Mahmut Abbas'ın referandum dayatması Filistin halkının hangi hakkının tanınmasını getirecek, hangi somut kazanımı elde etmesine yarayacaktır acaba? Referandumun tek bir hedefi görünmektedir: Hamas'ı İsrail'i tanımaya zorlamak! Peki neyin karşılığında? Filistin otoritesi adına en yetkili konumda bulunan bir kişinin adeta Hamas'ı İsrail karşısında boyun eğmeye zorlaması Filistin otoritesi adlı yapının çürümüşlüğü ve bağımlılığının bir göstergesidir ancak. Aynı zamanda ulusalcı hareketlerin ilkesizlik ve uzlaşmacılığa yatkınlığının da bir yansıması olarak görülebilecek bu tutum, Ortadoğu'da işgale ve emperyalizme karşı direnişin ancak İslami bir kimlikle mümkün olabileceğini bir kere daha ortaya koymaktadır.
Ablukayı Kırmak Her Müslümanın Şiarı Olmalıdır!
Ne yazık ki, emperyalist saldırganlık ve abluka siyaseti sadece uluslararası güç dengelerinde sahip olduğu oransız güçle değil, gerek gördüğünde kendisine içeriden destekçiler bularak da yoluna devam etmektedir. Bu açıdan Filistin kavgası akidevi/ideolojik kimliği bulanık, direniş iradesi zayıf unsurların birtakım küçük hesaplarla davrandıklarında düşmanla aynı paralele düşebildiklerini gösteren somut bir görüntü sunmaktadır.
Tüm bu kuşatılmışlığa karşın Hamas'ın azimle kararlılıkla direndiğini görüyoruz. Öyle bir kuşatılmışlık ki bu, sadece kafir, zalim güçlerce yürütülmüyor. Bu noktada Filistin'de süregelen drama sessiz kalan, dayanışma sorumluluğunu ifa için çaba göstermeyen herkes bu zulme ortaklık ediyor demektir. Filistin direnişine gerektiği oranda sahip çıkmayan; paylaşma ve fedakârlık duygularıyla hareket etmeyen herkes dolaylı da olsa kuşatmaya katkı sunmuş olmaktadır.

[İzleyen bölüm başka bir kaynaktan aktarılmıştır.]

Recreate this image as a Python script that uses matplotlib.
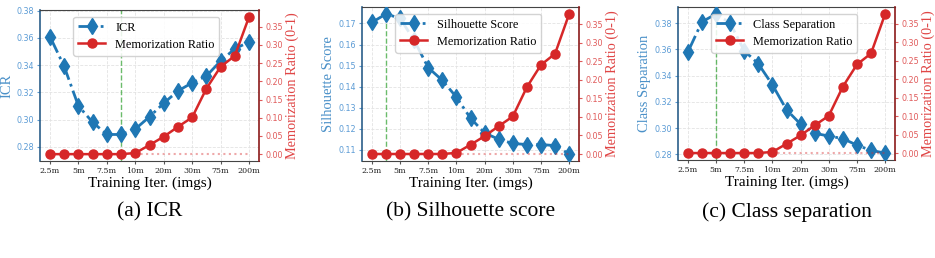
import matplotlib
matplotlib.use("Agg")
import matplotlib.pyplot as plt
import numpy as np

x_labels = ["2.5m", "5m", "7.5m", "10m", "20m", "30m", "75m", "200m"]
mem_ratio = [0.0, 0.0, 0.0, 0.0, 0.0, 0.0, 0.003, 0.025, 0.048, 0.075, 0.101, 0.180, 0.240, 0.270, 0.377]
icr = [0.361, 0.339, 0.310, 0.298, 0.289, 0.289, 0.293, 0.302, 0.312, 0.321, 0.327, 0.332, 0.343, 0.352, 0.357]
silhouette = [0.1705, 0.1745, 0.1725, 0.162, 0.149, 0.143, 0.135, 0.125, 0.118, 0.115, 0.113, 0.1125, 0.1125, 0.112, 0.108]
class_sep = [0.358, 0.381, 0.387, 0.380, 0.359, 0.349, 0.333, 0.314, 0.303, 0.296, 0.294, 0.292, 0.287, 0.283, 0.281]

panels = [
    ("ICR", icr, 5, (0.2695, 0.3805), [0.28, 0.30, 0.32, 0.34, 0.36, 0.38], "(a) ICR"),
    ("Silhouette Score", silhouette, 1, None, [0.11, 0.12, 0.13, 0.14, 0.15, 0.16, 0.17], "(b) Silhouette score"),
    ("Class Separation", class_sep, 2, None, [0.28, 0.30, 0.32, 0.34, 0.36, 0.38], "(c) Class separation"),
]

W, H = 935, 258
fig = plt.figure(figsize=(W / 100, H / 100), dpi=100)

boxes = [(40, 10, 259, 161), (362, 7, 579, 161), (678, 7, 895, 160)]

BLUE = "#1f77b4"
RED = "#d62728"
LAB = "Liberation Serif"

for (name, vals, best, ylim, yt, cap), box in zip(panels, boxes):
    l, t, r, b = box
    ax = fig.add_axes([l / W, 1 - b / H, (r - l) / W, (b - t) / H])
    n = len(vals)
    xs = np.arange(n)
    l1, = ax.plot(xs, vals, linestyle="-.", color=BLUE, marker="d", markersize=8, linewidth=2, label=name, zorder=3)
    if ylim is not None:
        ax.set_ylim(*ylim)
    ax.set_yticks(yt)
    ax.yaxis.set_major_formatter(matplotlib.ticker.FormatStrFormatter("%.2f"))
    ax.set_xticks(xs[::2])
    ax.set_xticklabels(x_labels, fontsize=5.8, family="DejaVu Serif", color="#222222")
    ax.tick_params(axis="y", labelsize=5.8, colors="#5b9bd5", length=2.5, pad=2)
    ax.tick_params(axis="x", length=2.5, pad=2, color="#555555")
    ax.set_ylabel(name, fontsize=10.5, color="#4a90c8", family=LAB, labelpad=2)
    ax.set_xlabel("Training Iter. (imgs)", fontsize=11, family=LAB, labelpad=1)
    ax.grid(True, linestyle="--", color="#e3e3e3", linewidth=0.6)
    ax.axvline(best, color="#2ca02c", linestyle="--", linewidth=1, alpha=0.7, zorder=2)
    ax.spines["left"].set_color("#2b5f8a")
    ax.spines["left"].set_linewidth(1.2)
    ax.spines["right"].set_visible(False)
    ax.spines["top"].set_color("#444444")
    ax.spines["bottom"].set_color("#444444")

    ax2 = ax.twinx()
    l2, = ax2.plot(xs, mem_ratio, linestyle="-", color=RED, marker="o", markersize=6.5, linewidth=1.8, label="Memorization Ratio", zorder=3)
    ax2.plot(xs[6:], [0.0] * (n - 6), linestyle=":", color=RED, alpha=0.4, linewidth=1.5)
    ax2.set_yticks([0, 0.05, 0.10, 0.15, 0.20, 0.25, 0.30, 0.35])
    ax2.yaxis.set_major_formatter(matplotlib.ticker.FormatStrFormatter("%.2f"))
    ax2.tick_params(axis="y", labelsize=5.8, colors="#e05a5a", length=2.5, pad=2)
    ax2.set_ylabel("Memorization Ratio (0-1)", fontsize=10.3, color="#e04545", family=LAB, labelpad=2)
    ax2.spines["right"].set_color("#8b1a1a")
    ax2.spines["right"].set_linewidth(1.2)
    ax2.spines["left"].set_visible(False)
    ax2.spines["top"].set_visible(False)
    ax2.spines["bottom"].set_visible(False)
    ax.set_xlim(-0.7, n - 0.3)

    leg = ax.legend([l1, l2], [name, "Memorization Ratio"], loc="upper left",
                    bbox_to_anchor=(0.125, 0.995), prop={"family": LAB, "size": 8.8},
                    framealpha=0.85, handlelength=2.2, borderpad=0.4, labelspacing=0.4)
    leg.set_zorder(10)

    cx = (l + r) / 2
    fig.text(cx / W, 1 - 212 / H, cap, ha="center", va="center", fontsize=15.5, family=LAB)

fig.savefig("out.png", dpi=100)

Bu durumda biz de safımızı netleştirmek ve kuşatma politikasına karşı direniş iradesini güçlendirmeye yönelik etkinliklere, çabalara yönelmek durumundayız. Bilelim ki emperyalist-siyonist cephenin Filistin'de direniş iradesinin zayıflatılması ya da zaafa uğratılmasına yönelik planlarını boşa çıkartmak sadece Filistin mücadelesine karşı sorumluluğumuzun değil, ümmetin varlığına, hayatiyetine ilişkin sorumluluğumuzun da bir gereğidir.
Dipnotlar:
1- Tanya Reinhart, "Hamas Hükümeti Tanınmalıdır!", Yediot Aharonot, 1 Haziran 2006.